We live in times of great religious divisiveness in America. The most obvious polarity exists between politically active Christian fundamentalists and the group they see as their arch-enemies the secularists, who tout reason and science as their authorities. But another battle is also being waged: the conflict between Christian fundamentalists, whose numbers according to most reports are growing by leaps and bounds, and Christian progressives, whose numbers are declining each year.In The Lure of Saints: A Protestant Experience of Catholic Tradition, Jon Sweeney showed how much he learned from the rich repertoire of devotion and spiritual practices in the Catholic tradition. He continues this process of mediation and open-mindedness with this timely and healing autobiographical jaunt through his childhood, youth, and coming-of-age in a Christian fundamentalist milieu during the 1970s and 1980s. He makes a thoughtful and convincing case for the gifts he received from this dogmatic and rigorous tradition. Sweeney does not fall into the trap of easy condemnation of fundamentalism, nor does he lash out those who were responsible for his religious upbringing. This sensitivity and respect is something we should all emulate in our own spiritual journeys.

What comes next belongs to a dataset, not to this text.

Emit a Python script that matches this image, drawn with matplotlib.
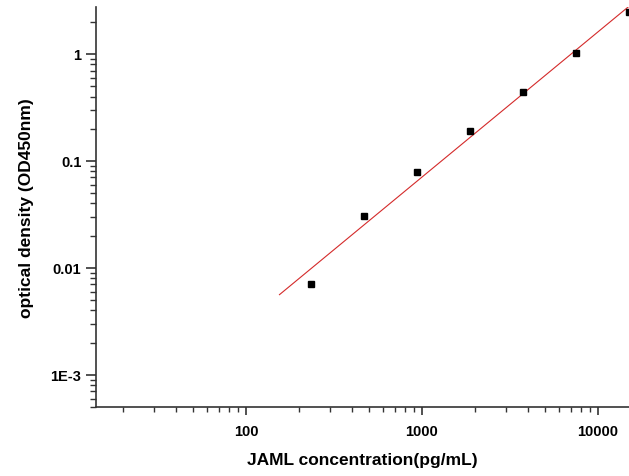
import numpy as np
import matplotlib
matplotlib.use("Agg")
import matplotlib.pyplot as plt
from matplotlib.ticker import FixedLocator, LogLocator, NullFormatter
from matplotlib import font_manager

plt.rcParams['font.family'] = ['Liberation Sans', 'DejaVu Sans']
plt.rcParams['font.weight'] = 'bold'

names = set(f.name for f in font_manager.fontManager.ttflist)
label_family = ['Liberation Sans Narrow'] if 'Liberation Sans Narrow' in names else ['Liberation Sans']
label_size = 15.7 if 'Liberation Sans Narrow' in names else 12.5

# standard curve points
conc = [234.4, 468.75, 937.5, 1875, 3750, 7500, 15000]
od = [0.0071, 0.0306, 0.079, 0.191, 0.444, 1.03, 2.45]

# fitted power curve: log10(y) = fit_b*log10(x) + fit_a
fit_a = -5.225
fit_b = 1.358
fit_x = [155, 15000]

x_ticks = [100, 1000, 10000]
x_labels = ["100", "1000", "10000"]
y_ticks = [0.001, 0.01, 0.1, 1]
y_labels = ["1E-3", "0.01", "0.1", "1"]


fig = plt.figure(figsize=(6.29, 4.77), dpi=100)
ax = fig.add_axes([96/629, 69/477, 533/629, 400/477])

xs = np.logspace(np.log10(fit_x[0]), np.log10(fit_x[1]), 50)
ax.plot(xs, 10**(fit_a + fit_b*np.log10(xs)), color='#d42a2a', lw=0.8, zorder=2)
ax.plot(conc, od, 's', color='black', ms=5, zorder=3, clip_on=False)

ax.set_xscale('log')
ax.set_yscale('log')
ax.set_xlim(14.06, 15000)
ax.set_ylim(5e-4, 2.75)

ax.xaxis.set_major_locator(FixedLocator(x_ticks))
ax.set_xticklabels(x_labels)
ax.yaxis.set_major_locator(FixedLocator(y_ticks))
ax.set_yticklabels(y_labels)
ax.xaxis.set_minor_locator(LogLocator(base=10, subs=np.arange(2, 10)))
ax.yaxis.set_minor_locator(LogLocator(base=10, subs=np.arange(2, 10)))
ax.xaxis.set_minor_formatter(NullFormatter())
ax.yaxis.set_minor_formatter(NullFormatter())

for s in ['top', 'right']:
    ax.spines[s].set_visible(False)
for s in ['left', 'bottom']:
    ax.spines[s].set_color('#333333')
    ax.spines[s].set_linewidth(1.2)

ax.tick_params(axis='x', which='major', length=6, width=1.2, color='#333333', labelsize=10.5, pad=6)
ax.tick_params(axis='y', which='major', length=7.5, width=1.2, color='#333333', labelsize=10.5, pad=3)
ax.tick_params(axis='x', which='minor', length=3.5, width=1, color='#333333')
ax.tick_params(axis='y', which='minor', length=4, width=1, color='#333333')

ax.set_xlabel('JAML concentration(pg/mL)', family=label_family, fontsize=label_size,
              fontweight='bold', labelpad=10)
ax.set_ylabel('optical density (OD450nm)', family=label_family, fontsize=label_size,
              fontweight='bold', labelpad=12)

fig.savefig('out.png', dpi=100)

Sweeney was born again at age five when he asked Jesus to come into his heart. He states: "Fundamentalism taught me that God was so close as to be inside my body, my heart. With my active childhood imagination, this theology germinated into lively spiritual experiences. I often saw God the Father and Jesus or John the Baptist above me, just hanging around, listening." Although we don’t usually associate mysticism with fundamentalists, such experiences happen in that community too.
Ask a born-again person about his or her faith and they will probably mention their experience of the indwelling Christ and how important that is to them on a day-by-day basis. Sweeney recalls standing next to his father in church and being enthralled by the conviction in his voice. He also pays tribute to the impact of his two grandfathers, both conservative Baptist preachers. They modeled for him another dimension of this form of Christianity: "Fundamentalism also taught me to expect great things of myself. I treasure the ways that fundamentalism taught me to take my faith seriously. I learned to imagine God at work in the world, and to imagine my own essential role in the divine plan. What I intended, studied, said, and did, mattered; a spiritual life was made of these many small deliberate things."
Sweeney admits that the fear of God animated him to defend the faith to others of his generation. He even went to Southeast Asia to do missionary work. He salutes the ways in which fundamentalism taught him "to speak clearly and forthrightly, to know what I believed and to not shy away from saying it aloud. This is one of the finest elements of fundamentalism: You own your faith. You profess it aloud. Words have meaning and power." He also respects the art of protest, which is at the heart of fundamentalist faith and remains an essential part of his own personality.
Sweeney moves beyond his fundamentalist upbringing and wanders down a few different roads, including Catholicism and going to seminary, before embarking on a career in publishing. He is presently associate publisher at Paraclete Press and writes a weekly column, "In the News," for the website explorefaith.org. He concludes: "Fundamentalism has taught me nothing if not the reality that we are all of us born again and again." The Spirit speaks to us, and we are off and running in new directions, convinced that there is always something new to be learned and experienced and shared. Sweeney's practices of openness and hospitality make this autobiographical journey something special. Hopefully it will be read and taken to heart by many progressive Christians who need to see afresh the commonalities they share with their fundamentalist brothers and sisters.